Era il 2010, un anno dopo si ammalò di un linfoma che lo costrense a cure molto dure. Dopo una regressione, la malattia si è ripresentata ancora più forte durante l’estate del 2017. Eravamo allora già amici stretti e mi ha chiesto di scrivere con lui la sua biografia a quattro mani. «Non sono arrabbiato con il mio corpo. Sono scoraggiato e disilluso. O si arrende il corpo o si arrende la mente. Nel mio caso, il corpo è inaspettatamente abbandonato dalla mente. Così, quando da questa merda mi ha colpito, non ho potuto esibirmi come prima. L’ho fatto per più di vent’anni, dal 1980 al 2000. Non volevo eseguire spettacoli di automutilazione. Quando mi veniva chiesto di farlo la mia risposta era sempre la stessa: Non sono abbastanza vecchio. Ho usato il mio corpo in ogni modo possibile, non sempre il più piacevole. Sono sopravvissuto. Il passato mi ha rafforzato. Ogni persona ha una sua personale soglia del dolore. Ho sperimentato me stesso e so quali sono i miei confini».

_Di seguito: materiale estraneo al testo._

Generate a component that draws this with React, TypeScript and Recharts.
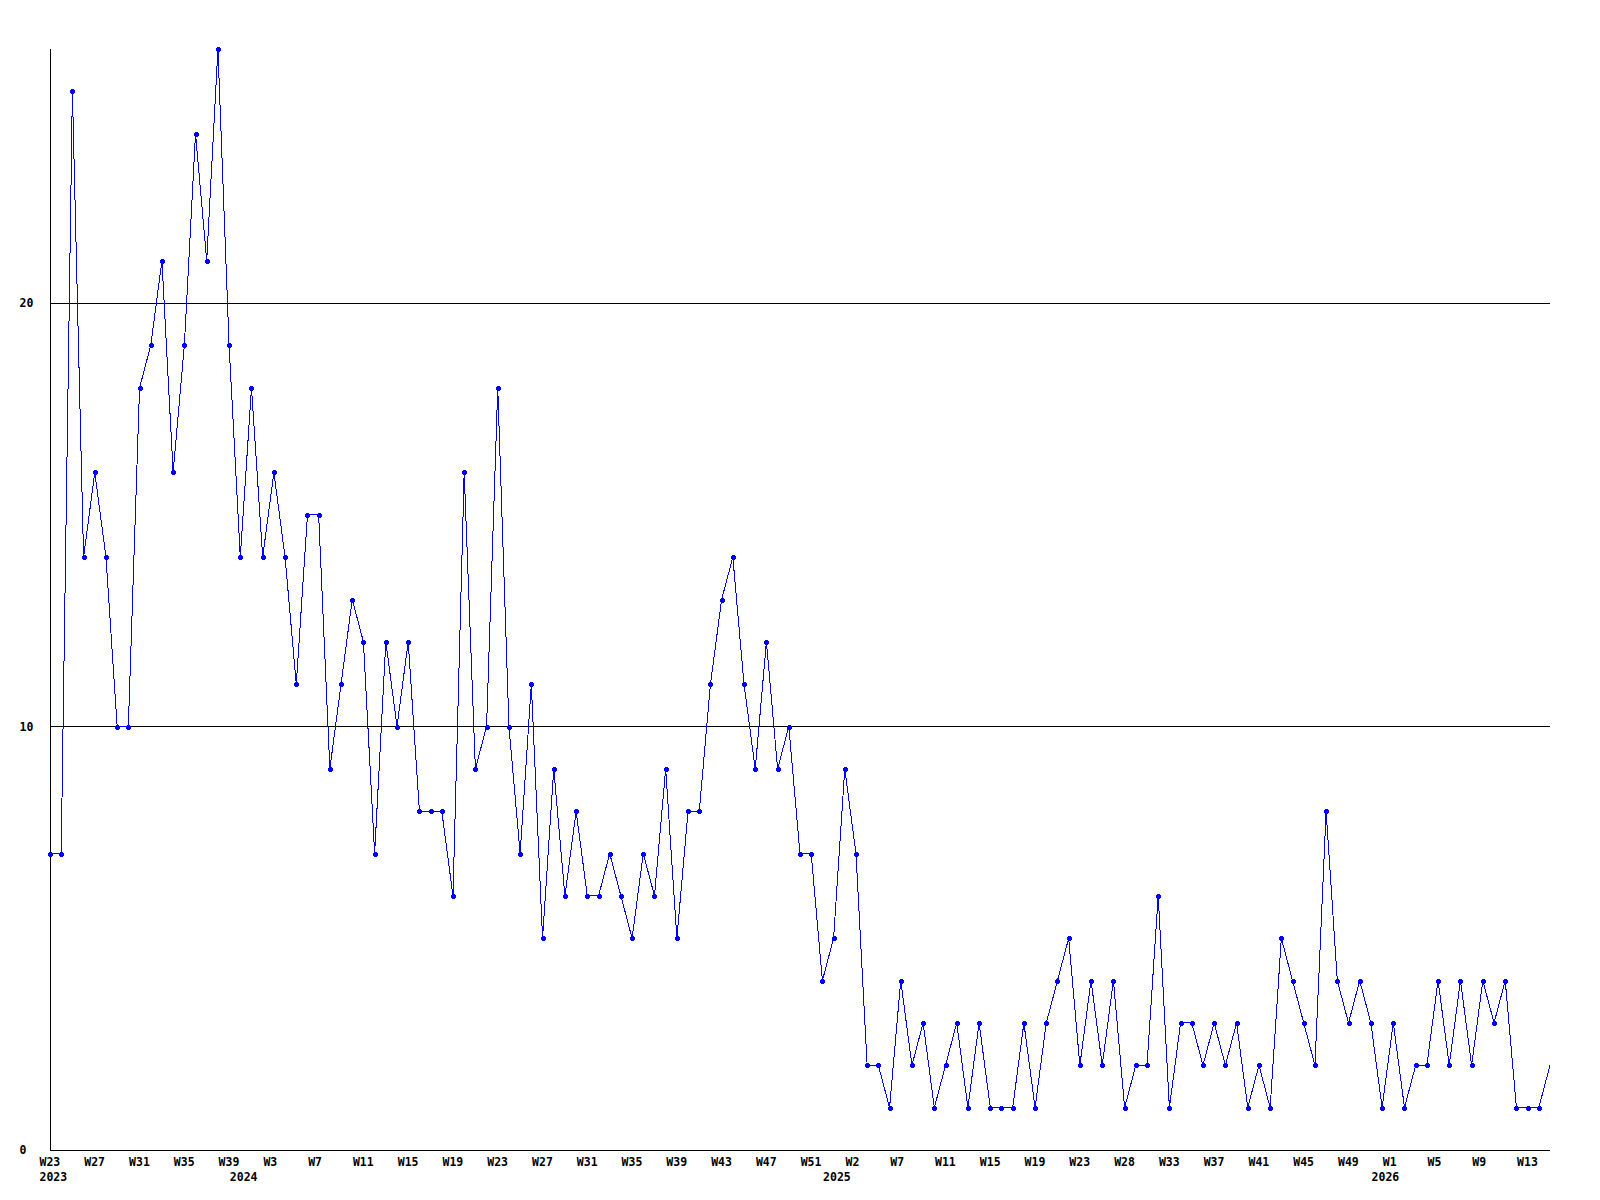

Un giorno, un paio di mesi fa nel reparto oncologico dell’ospedale di Lubiana, dove andavo a trovarlo per portarlo fuori in carrozzella a fumare e a bere il caffè, mi ha confessato di essere stato un bambino abbastanza triste. «Lo sai che sono nato in un rifugio durante i bombardamenti? Non ho né fratelli né sorelle, non ho mai incontrato nonni, zie o zii. Ho avuto solo un padre e una madre. Papà era molto malato. È sopravvissuto da soldato alla prima guerra mondiale; nella seconda è stato inviato al fronte orientale, ha partecipato alla battaglia di Stalingrado, a cinquant’anni». E non è stato un gerarca nazista come è stato detto dalla stampa. Ulay ha cercato prove di questa leggenda nei documenti ma non l’ha mai trovata. «Mio padre è morto quando avevo quattordici anni, mentre mia madre era incapace di prendersi cura di me dopo i traumi della guerra. Per questo dico sempre che mi sono fatto da me. Non so come sono sopravvissuto. A quindici anni sono fuggito in Scandinavia per sfuggire all’orfanotrofio. Per un anno ho girovagato per Danimarca, Svezia e Norvegia. Poi mi sono reso conto: viaggiare, sarà la mia vita. Da allora ha viaggiato sempre... alla ricerca di nuvole, acqua, ghiacciai». 
Ulay incontrò Marina nel 1976 ad Amsterdam, comprarono una vecchia auto della polizia francese e viaggiarono per cinque anni, vivendo di performance. Anche la loro separazione nel 1988 fece scaturire una performance, The Lovers: una camminata di 2500 chilometri per un ultimo sguardo al centro della Muraglia Cinese, partendo dai due estremi, Ulay dal Deserto del Gobi, Marina dal Mar Giallo.